La notion d’humanisme juridique a été disqualifiée par les usages abusifs qui en ont été faits. Au nom de l’humanisme, on a justifié la colonisation en disant qu’on allait « civiliser » les populations « indigènes ». C’est donc un concept très connoté, difficile à accepter par l’ensemble du monde. En revanche, ce qui inspire l’humanisme, c’est-à-dire mettre l’homme au cœur des systèmes juridiques, reste un objectif noble ; sinon, le droit est tout simplement au service de la force. Pour que le droit soit au service de l’homme, il faut concevoir l’humanisme comme un processus, c’est-à-dire travailler à « l’humanisation » – ce qui n’est pas la même chose.

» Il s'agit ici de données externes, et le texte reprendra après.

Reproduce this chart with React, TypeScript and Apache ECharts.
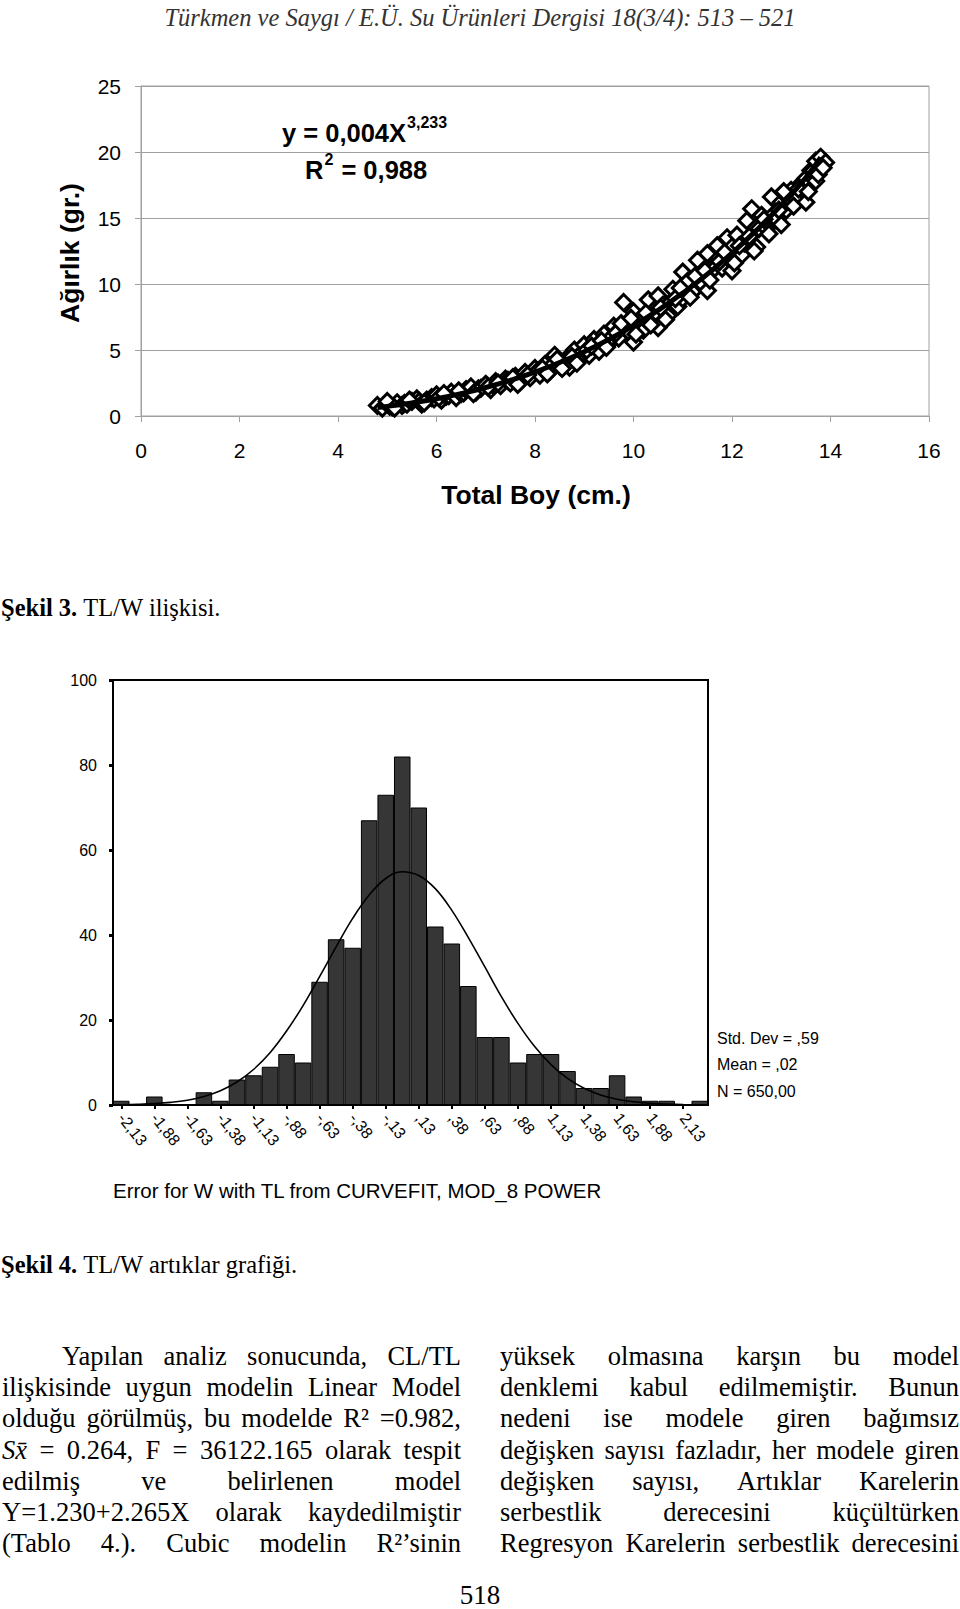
import React, { useEffect, useRef } from "react";
import * as echarts from "echarts";

// ---------- data ----------
const headerText = "Türkmen ve Saygı / E.Ü. Su Ürünleri Dergisi 18(3/4): 513 – 521";

// Şekil 3 — total length (cm) vs weight (g)
const totalLength = [
  4.8, 4.9, 5.0, 5.05, 5.1, 5.2, 5.3, 5.35, 5.4, 5.5, 5.6, 5.65, 5.7, 5.8, 5.9, 5.95,
  6.0, 6.1, 6.2, 6.25, 6.3, 6.4, 6.5, 6.55, 6.6, 6.7, 6.8, 6.85, 6.9, 7.0, 7.1, 7.15,
  7.2, 7.3, 7.4, 7.45, 7.5, 7.6, 7.7, 7.75, 7.8, 7.9, 8.0, 8.05, 8.1, 8.2, 8.3, 8.35,
  8.4, 8.5, 8.6, 8.65, 8.7, 8.8, 8.9, 8.95, 9.0, 9.1, 9.2, 9.25, 9.3, 9.4, 9.5, 9.55,
  9.6, 9.7, 9.8, 9.85, 9.9, 10.0, 10.0, 10.1, 10.15, 10.2, 10.3, 10.4, 10.45, 10.5, 10.5,
  10.6, 10.7, 10.75, 10.8, 10.9, 11.0, 11.0, 11.05, 11.1, 11.2, 11.3, 11.35, 11.4, 11.5,
  11.5, 11.6, 11.65, 11.7, 11.8, 11.9, 11.95, 12.0, 12.0, 12.1, 12.2, 12.25, 12.3, 12.4,
  12.4, 12.5, 12.55, 12.6, 12.7, 12.8, 12.85, 12.9, 13.0, 13.0, 13.1, 13.15, 13.2, 13.3,
  13.4, 13.45, 13.5, 13.5, 13.6, 13.65, 13.7, 13.7, 13.8, 13.9,
  5.0, 5.15, 5.45, 5.75, 6.05, 6.15, 6.45, 6.75, 7.05, 7.25, 7.55, 7.65, 7.85, 8.15, 8.25,
  8.45, 8.55, 8.75, 8.85, 9.05, 9.15, 9.35, 9.45, 9.65, 9.75, 9.95, 10.05, 10.25, 10.35,
  10.55, 10.65, 10.85, 10.95, 11.15, 11.25, 11.45, 11.55, 11.75, 11.85, 12.05, 12.15,
  12.35, 12.45, 12.65, 12.75, 12.95, 13.05, 13.25, 13.35, 13.55, 13.75, 13.85,
];
const weight = [
  0.8, 0.6, 0.9, 0.75, 0.7, 1.0, 0.8, 0.95, 0.9, 1.1, 1.3, 1.1, 0.9, 1.2, 1.4, 1.3,
  1.6, 1.2, 1.5, 1.55, 1.8, 1.4, 1.7, 1.75, 2.0, 2.2, 1.8, 2.05, 2.1, 2.4, 2.0, 2.35,
  2.6, 2.3, 2.8, 2.7, 2.5, 3.0, 2.6, 3.05, 3.3, 2.9, 3.6, 3.4, 3.1, 3.9, 3.4, 3.85,
  4.6, 3.8, 4.2, 4.35, 3.7, 5.0, 4.3, 4.8, 5.4, 4.6, 5.8, 5.35, 4.9, 6.2, 5.5, 5.95,
  6.8, 5.9, 8.6, 6.6, 6.4, 7.9, 5.6, 7.2, 7.2, 6.5, 8.8, 7.3, 7.85, 9.1, 6.7,
  8.4, 7.6, 8.6, 9.6, 8.3, 10.9, 8.9, 9.45, 10.2, 9.4, 11.8, 10.3, 10.0, 12.3,
  9.5, 11.3, 11.2, 12.9, 11.2, 13.5, 12.1, 11.0, 12.8, 13.7, 12.2, 13.1, 14.8, 15.7,
  13.1, 12.8, 14.2, 15.2, 14.2, 16.6, 15.3, 14.9, 16.2, 14.5, 15.6, 16.5, 17.1, 16.4,
  17.6, 17.7, 16.2, 18.0, 18.6, 18.6, 17.8, 19.3, 19.6, 19.2,
  1.1, 0.6, 1.2, 1.0, 1.4, 1.7, 1.9, 1.7, 2.2, 2.5, 2.9, 2.4, 3.1, 3.6, 3.2,
  4.3, 3.6, 4.5, 4.0, 5.0, 5.3, 5.7, 5.2, 6.3, 7.0, 7.4, 6.2, 7.8, 6.9,
  8.2, 7.3, 8.9, 9.7, 9.0, 10.6, 11.0, 10.3, 11.7, 12.4, 11.6, 12.9,
  13.6, 12.5, 14.9, 13.8, 15.6, 17.0, 15.9, 17.2, 17.0, 18.3, 18.8,
];
const trendLength = [4.8, 5, 5.5, 6, 6.5, 7, 7.5, 8, 8.5, 9, 9.5, 10, 10.5, 11, 11.5, 12, 12.5, 13, 13.5, 13.8];
const trendWeight = [0.64, 0.73, 0.99, 1.31, 1.7, 2.16, 2.7, 3.33, 4.05, 4.87, 5.8, 6.84, 8.01, 9.31, 10.75, 12.34, 14.08, 15.98, 18.06, 19.6];

// Şekil 4 — residual histogram
const binLabels = [
  "-2,13", "-2,00", "-1,88", "-1,75", "-1,63", "-1,50", "-1,38", "-1,25", "-1,13", "-1,00",
  "-,88", "-,75", "-,63", "-,50", "-,38", "-,25", "-,13", "0,00", ",13", ",25", ",38", ",50",
  ",63", ",75", ",88", "1,00", "1,13", "1,25", "1,38", "1,50", "1,63", "1,75", "1,88", "2,00",
  "2,13", "2,25",
];
const binCounts = [
  1, 0, 2, 0, 0, 3, 1, 6, 7, 9, 12, 10, 29, 39, 37, 67, 73, 82, 70, 42, 38, 28, 16, 16,
  10, 12, 12, 8, 4, 4, 7, 2, 1, 1, 0, 1,
];
const normalCurve = [
  0.07, 0.16, 0.32, 0.61, 1.12, 1.99, 3.35, 5.41, 8.35, 12.3, 17.4, 23.4, 30.2, 37.2, 43.9,
  49.4, 53.3, 54.9, 54.0, 50.9, 45.8, 39.4, 32.5, 25.5, 19.2, 13.8, 9.5, 6.25, 3.93, 2.37,
  1.36, 0.75, 0.39, 0.2, 0.09, 0.04,
];
const statLines = ["Std. Dev = ,59", "Mean = ,02", "N = 650,00"];

const leftLines = [
  "Yapılan analiz sonucunda, CL/TL",
  "ilişkisinde uygun modelin Linear Model",
  "olduğu görülmüş, bu modelde R² =0.982,",
  "Sx̄ = 0.264, F = 36122.165 olarak tespit",
  "edilmiş ve belirlenen model",
  "Y=1.230+2.265X olarak kaydedilmiştir",
  "(Tablo 4.). Cubic modelin R²’sinin",
];
const rightLines = [
  "yüksek olmasına karşın bu model",
  "denklemi kabul edilmemiştir. Bunun",
  "nedeni ise modele giren bağımsız",
  "değişken sayısı fazladır, her modele giren",
  "değişken sayısı, Artıklar Karelerin",
  "serbestlik derecesini küçültürken",
  "Regresyon Karelerin serbestlik derecesini",
];

// ---------- helpers ----------
const SERIF = '"Liberation Serif", "Times New Roman", serif';
const SANS = '"Liberation Sans", Arial, sans-serif';

const measureCtx = document.createElement("canvas").getContext("2d")!;
function measure(text: string, font: string): number {
  measureCtx.font = font;
  return measureCtx.measureText(text).width;
}

function justifiedLine(text: string, x0: number, x1: number, y: number, size: number): any[] {
  const words = text.split(" ");
  const fonts = words.map((w) => (w.startsWith("Sx") ? `italic ${size}px ${SERIF}` : `${size}px ${SERIF}`));
  const widths = words.map((w, i) => measure(w, fonts[i]));
  const total = widths.reduce((a, b) => a + b, 0);
  const avail = x1 - x0;
  const minGap = size * 0.18;
  let gap = words.length > 1 ? (avail - total) / (words.length - 1) : 0;
  let sx = 1;
  if (words.length > 1 && gap < minGap) {
    gap = minGap;
    sx = (avail - minGap * (words.length - 1)) / total;
  }
  let x = x0;
  return words.map((w, i) => {
    const el = {
      type: "text",
      x,
      y,
      scaleX: sx,
      style: {
        text: w,
        font: fonts[i],
        fill: "#000",
        textAlign: "left",
        align: "left",
        textVerticalAlign: "middle",
        verticalAlign: "middle",
      },
    };
    x += widths[i] * sx + gap;
    return el;
  });
}

function txt(text: string, x: number, y: number, font: string, align = "left", extra: any = {}) {
  const { style: extraStyle, ...rest } = extra;
  return {
    type: "text",
    x,
    y,
    ...rest,
    style: {
      text,
      font,
      fill: "#000",
      textAlign: align,
      align,
      textVerticalAlign: "middle",
      verticalAlign: "middle",
      ...(extraStyle || {}),
    },
  };
}

function captionEls(bold: string, rest: string, y: number, size: number): any[] {
  const bf = `bold ${size}px ${SERIF}`;
  const nf = `${size}px ${SERIF}`;
  const bw = measure(bold + " ", bf);
  return [txt(bold, 1, y, bf), txt(rest, 1 + bw, y, nf)];
}

function supEls(base: string, sup: string, after: string, x: number, y: number, size: number, supSize: number): any[] {
  const f = `bold ${size}px ${SANS}`;
  const sf = `bold ${supSize}px ${SANS}`;
  const w1 = measure(base, f);
  const w2 = measure(sup, sf);
  const els = [txt(base, x, y, f), txt(sup, x + w1 + 1, y - size * 0.42, sf)];
  if (after) els.push(txt(after, x + w1 + w2 + 2, y, f));
  return els;
}

export default function App() {
  const ref = useRef<HTMLDivElement>(null);

  useEffect(() => {
    if (!ref.current) return;
    const chart = echarts.init(ref.current, undefined, { renderer: "svg", width: 960, height: 1609 });

    const points = totalLength.map((x, i) => [x, weight[i]]);
    const trend = trendLength.map((x, i) => [x, trendWeight[i]]);

    const paragraphY = [1356, 1387, 1418, 1450, 1481, 1512, 1543];
    const paraEls: any[] = [];
    leftLines.forEach((l, i) => {
      paraEls.push(...justifiedLine(l, i === 0 ? 62 : 2, 461, paragraphY[i], 26.5));
    });
    rightLines.forEach((l, i) => {
      paraEls.push(...justifiedLine(l, 500, 959, paragraphY[i], 26.5));
    });

    const option: any = {
      animation: false,
      backgroundColor: "#fff",
      grid: [
        { left: 141, top: 86, width: 788, height: 330, show: true, borderColor: "#a0a0a0", borderWidth: 1, backgroundColor: "#fff" },
        { left: 113, top: 680, width: 595, height: 425, show: true, borderColor: "#000", borderWidth: 2, backgroundColor: "#fff" },
      ],
      xAxis: [
        {
          gridIndex: 0,
          type: "value",
          min: 0,
          max: 16,
          interval: 2,
          axisLine: { show: true, lineStyle: { color: "#a0a0a0", width: 1 } },
          axisTick: { show: true, length: 6, lineStyle: { color: "#a0a0a0" } },
          axisLabel: { color: "#000", fontSize: 21, fontFamily: SANS, margin: 24 },
          splitLine: { show: false },
        },
        {
          gridIndex: 1,
          type: "category",
          data: binLabels,
          boundaryGap: true,
          axisLine: { show: true, lineStyle: { color: "#000", width: 2 } },
          axisTick: { show: true, alignWithLabel: true, interval: 1, length: 4, lineStyle: { color: "#000", width: 2 } },
          axisLabel: { interval: 1, rotate: -52, color: "#000", fontSize: 16, fontFamily: SANS, margin: 10 },
          splitLine: { show: false },
        },
      ],
      yAxis: [
        {
          gridIndex: 0,
          type: "value",
          min: 0,
          max: 25,
          interval: 5,
          axisLine: { show: true, lineStyle: { color: "#a0a0a0", width: 1 } },
          axisTick: { show: true, length: 6, lineStyle: { color: "#a0a0a0" } },
          axisLabel: { color: "#000", fontSize: 21, fontFamily: SANS, margin: 20 },
          splitLine: { show: true, lineStyle: { color: "#a0a0a0", width: 1 } },
        },
        {
          gridIndex: 1,
          type: "value",
          min: 0,
          max: 100,
          interval: 20,
          axisLine: { show: true, lineStyle: { color: "#000", width: 2 } },
          axisTick: { show: true, length: 4, lineStyle: { color: "#000", width: 3 } },
          axisLabel: { color: "#000", fontSize: 16, fontFamily: SANS, margin: 16 },
          splitLine: { show: false },
        },
      ],
      series: [
        {
          type: "scatter",
          xAxisIndex: 0,
          yAxisIndex: 0,
          data: points,
          symbol: "diamond",
          symbolSize: 16,
          itemStyle: { color: "#fff", borderColor: "#000", borderWidth: 3, opacity: 1 },
          z: 2,
        },
        {
          type: "line",
          xAxisIndex: 0,
          yAxisIndex: 0,
          data: trend,
          smooth: true,
          showSymbol: false,
          lineStyle: { color: "#000", width: 5 },
          z: 3,
        },
        {
          type: "bar",
          xAxisIndex: 1,
          yAxisIndex: 1,
          data: binCounts,
          barWidth: "100%",
          itemStyle: { color: "#363636", borderColor: "#000", borderWidth: 1 },
          z: 2,
        },
        {
          type: "line",
          xAxisIndex: 1,
          yAxisIndex: 1,
          data: normalCurve,
          smooth: 0.4,
          showSymbol: false,
          lineStyle: { color: "#000", width: 1.6 },
          z: 3,
        },
      ],
      graphic: [
        txt(headerText, 480, 17, `italic 24.5px ${SERIF}`, "center", { style: { fill: "#333" } }),
        ...supEls("y = 0,004X", "3,233", "", 282, 133, 25.5, 16),
        ...supEls("R", "2", " = 0,988", 305, 170, 25.5, 16),
        txt("Total Boy (cm.)", 536, 495, `bold 26.5px ${SANS}`, "center"),
        txt("Ağırlık (gr.)", 70, 253, `bold 26.5px ${SANS}`, "center", { rotation: Math.PI / 2 }),
        ...captionEls("Şekil 3.", "TL/W ilişkisi.", 607, 24.5),
        ...statLines.map((s, i) => txt(s, 717, 1038 + i * 26.5, `16px ${SANS}`)),
        txt("Error for W with TL from CURVEFIT, MOD_8 POWER", 113, 1190, `20.5px ${SANS}`),
        ...captionEls("Şekil 4.", "TL/W artıklar grafiği.", 1264, 24.5),
        ...paraEls,
        txt("518", 480, 1595, `27px ${SERIF}`, "center"),
      ],
    };

    chart.setOption(option);
    return () => chart.dispose();
  }, []);

  return (
    <div style={{ position: "absolute", left: 0, top: 0, width: 960, height: 1609, background: "#fff" }}>
      <div ref={ref} style={{ width: 960, height: 1609 }} />
    </div>
  );
}
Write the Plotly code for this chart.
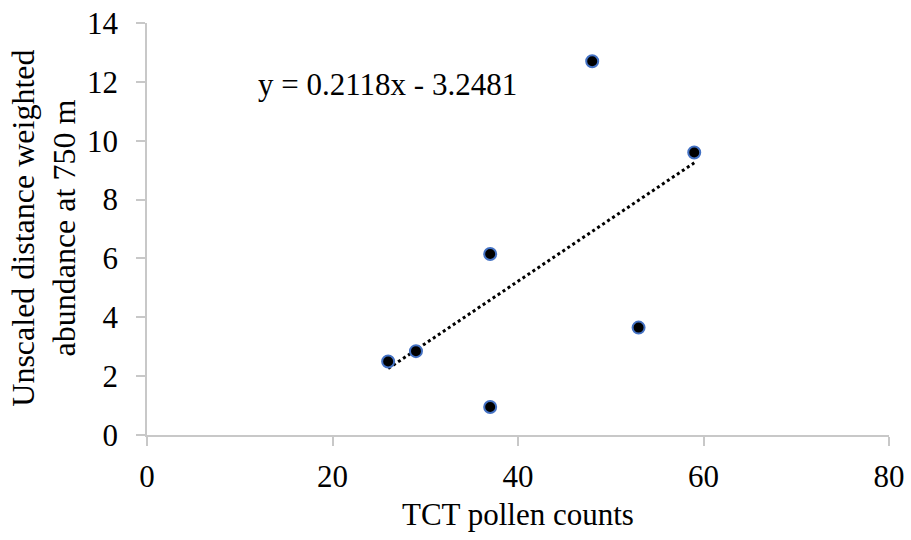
import plotly.graph_objects as go
import numpy as np

tct_counts = [26, 29, 37, 37, 48, 53, 59]
abundance = [2.5, 2.85, 6.15, 0.95, 12.7, 3.65, 9.6]
slope = 0.2118
intercept = -3.2481
eq_label = "y = 0.2118x - 3.2481"
x_ticks = [0, 20, 40, 60, 80]
y_ticks = [0, 2, 4, 6, 8, 10, 12, 14]

font = "Liberation Serif, Times New Roman, serif"
fs = 31

tx = np.array([min(tct_counts), max(tct_counts)], dtype=float)
ty = slope * tx + intercept

fig = go.Figure()
fig.add_trace(go.Scatter(x=tx, y=ty, mode="lines",
                         line=dict(color="black", width=3, dash="dot"),
                         hoverinfo="skip", showlegend=False))
fig.add_trace(go.Scatter(x=tct_counts, y=abundance, mode="markers",
                         marker=dict(color="black", size=12,
                                     line=dict(color="#4472C4", width=2)),
                         showlegend=False))

axis_common = dict(showgrid=False, zeroline=False, showline=True,
                   linecolor="#c8c8c8", linewidth=1.5, ticks="outside",
                   tickcolor="#c8c8c8", ticklen=9, tickwidth=1.5,
                   automargin=False,
                   tickfont=dict(family=font, size=fs, color="black"))

fig.update_xaxes(range=[0, 80], tickvals=x_ticks, ticklabelstandoff=4, **axis_common)
fig.update_yaxes(range=[0, 14], tickvals=y_ticks, ticklabelstandoff=12, **axis_common)

fig.add_annotation(xref="paper", yref="paper", x=-0.14, y=0.501,
                   text="Unscaled distance weighted<br>abundance at 750 m",
                   textangle=-90, showarrow=False, xanchor="center", yanchor="middle",
                   font=dict(family=font, size=32, color="black"))
fig.add_annotation(xref="paper", yref="paper", x=0.5, y=-0.194,
                   text="TCT pollen counts", showarrow=False,
                   xanchor="center", yanchor="middle",
                   font=dict(family=font, size=fs, color="black"))
fig.add_annotation(x=11.8, y=11.9, xref="x", yref="y", text=eq_label,
                   showarrow=False, xanchor="left", yanchor="middle",
                   font=dict(family=font, size=fs, color="black"))

fig.update_layout(width=911, height=540,
                  margin=dict(l=147, r=22, t=23, b=105, autoexpand=False),
                  plot_bgcolor="white", paper_bgcolor="white")

fig.write_html("out.html")
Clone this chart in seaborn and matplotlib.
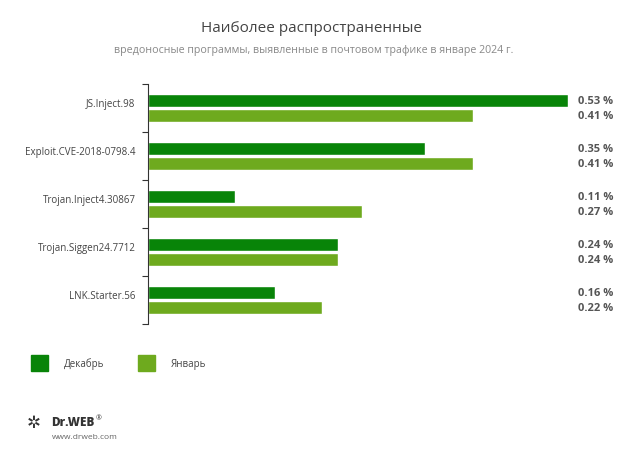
import matplotlib
matplotlib.use("Agg")
import matplotlib.pyplot as plt
import matplotlib.transforms as mtransforms
import seaborn as sns
import pandas as pd
import numpy as np
from matplotlib.patches import Rectangle

categories = ["JS.Inject.98", "Exploit.CVE-2018-0798.4", "Trojan.Inject4.30867",
              "Trojan.Siggen24.7712", "LNK.Starter.56"]
december = [0.53, 0.35, 0.11, 0.24, 0.16]
january = [0.41, 0.41, 0.27, 0.24, 0.22]
series_names = ["Декабрь", "Январь"]
colors = ["#088408", "#6eaa1e"]

title = "Наиболее распространенные"
subtitle = "вредоносные программы, выявленные в почтовом трафике в январе 2024 г."

sns.set_theme(style="white")
plt.rcParams['font.family'] = ['Open Sans', 'DejaVu Sans']

df = pd.DataFrame({
    "cat": categories * 2,
    "val": december + january,
    "series": [series_names[0]] * len(categories) + [series_names[1]] * len(categories),
})

fig = plt.figure(figsize=(6.2, 4.56), dpi=100)
ax = fig.add_axes([148 / 620, 1 - 325 / 456, (568 - 148) / 620, (325 - 85) / 456])

sns.barplot(data=df, y="cat", x="val", hue="series", palette=colors, orient="h",
            width=0.62, gap=0.12, ax=ax, legend=False, saturation=1)

ax.set_xlim(0, 0.53)
ax.set_ylim(4.5, -0.5)
ax.set_xlabel("")
ax.set_ylabel("")
ax.set_xticks([])
for s in ["top", "right", "bottom"]:
    ax.spines[s].set_visible(False)
ax.spines["left"].set_color("#333333")
ax.spines["left"].set_linewidth(0.8)
ax.set_yticks(np.arange(len(categories)) - 0.12)
ax.set_yticklabels(categories, fontsize=7, color="#444444")
ax.tick_params(axis="y", which="major", length=0, pad=9)
ax.set_yticks(np.arange(-0.5, len(categories), 1), minor=True)
ax.tick_params(axis="y", which="minor", length=4, width=0.8, color="#333333", left=True)

# value labels
tr = mtransforms.blended_transform_factory(fig.transFigure, ax.transData)
for container, vals in zip(ax.containers, [december, january]):
    for bar, v in zip(container, vals):
        y = bar.get_y() + bar.get_height() / 2
        ax.text(578 / 620, y, f"{v:.2f} %", transform=tr,
                va="center", ha="left", fontsize=8, color="#555555", fontweight="bold")

# titles
fig.text(312 / 620, 1 - 29 / 456, title, ha="center", va="center", fontsize=11, color="#444444")
fig.text(314 / 620, 1 - 50 / 456, subtitle, ha="center", va="center", fontsize=7.7, color="#888888")

# legend
for i, (name, c) in enumerate(zip(series_names, colors)):
    x0 = [31, 138][i]
    fig.patches.append(Rectangle((x0 / 620, 1 - 372 / 456), 17 / 620, 16 / 456,
                                 transform=fig.transFigure, color=c, figure=fig))
    fig.text((x0 + 33) / 620, 1 - 364 / 456, name, ha="left", va="center",
             fontsize=7, color="#444444")

# logo
fig.text(51 / 620, 1 - 423 / 456, "Dr.WEB", ha="left", va="center", fontsize=8.5,
         fontweight="heavy", color="#333333")
fig.text(96 / 620, 1 - 419 / 456, "®", ha="left", va="center", fontsize=5, color="#333333")
fig.text(27 / 620, 1 - 423 / 456, "✲", ha="left", va="center", fontsize=12, color="#333333",
         family=["DejaVu Sans"])
fig.text(52 / 620, 1 - 438 / 456, "www.drweb.com", ha="left", va="center", fontsize=6,
         color="#666666")

fig.savefig("out.png", dpi=100)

Il ne s’agit pas de comprendre que les nations dites « civilisées » vont aller « humaniser » les autres, mais au contraire entendre une humanisation réciproque, dans le sens de ce que chaque culture peut apporter à la reconnaissance de l’humanité en tant que telle. Donc retenir le meilleur de chaque culture (ou, ici, de chaque système juridique), mais en essayant de transformer les pratiques. C’est pour cela que j’ai voulu utiliser trois verbes, qui composent le titre du livre et qui sont une manière d’interpeller les pratiques : « résister » aux différentes formes de déshumanisation à l’œuvre avec la mondialisation ; « responsabiliser » les titulaires de pouvoirs, les États mais aussi les grandes multinationales ; et « anticiper » sur les risques à venir, comme l’environnement, ou ceux pour les générations futures. C’est en quelque sorte le programme esquissé par ces trois verbes.

[^2]: Ses cours au Collège de France sur ce sujet ont donné lieu à quatre ouvrages majeurs : les Forces imaginantes du droit (4 volumes), Seuil, 2004-2011.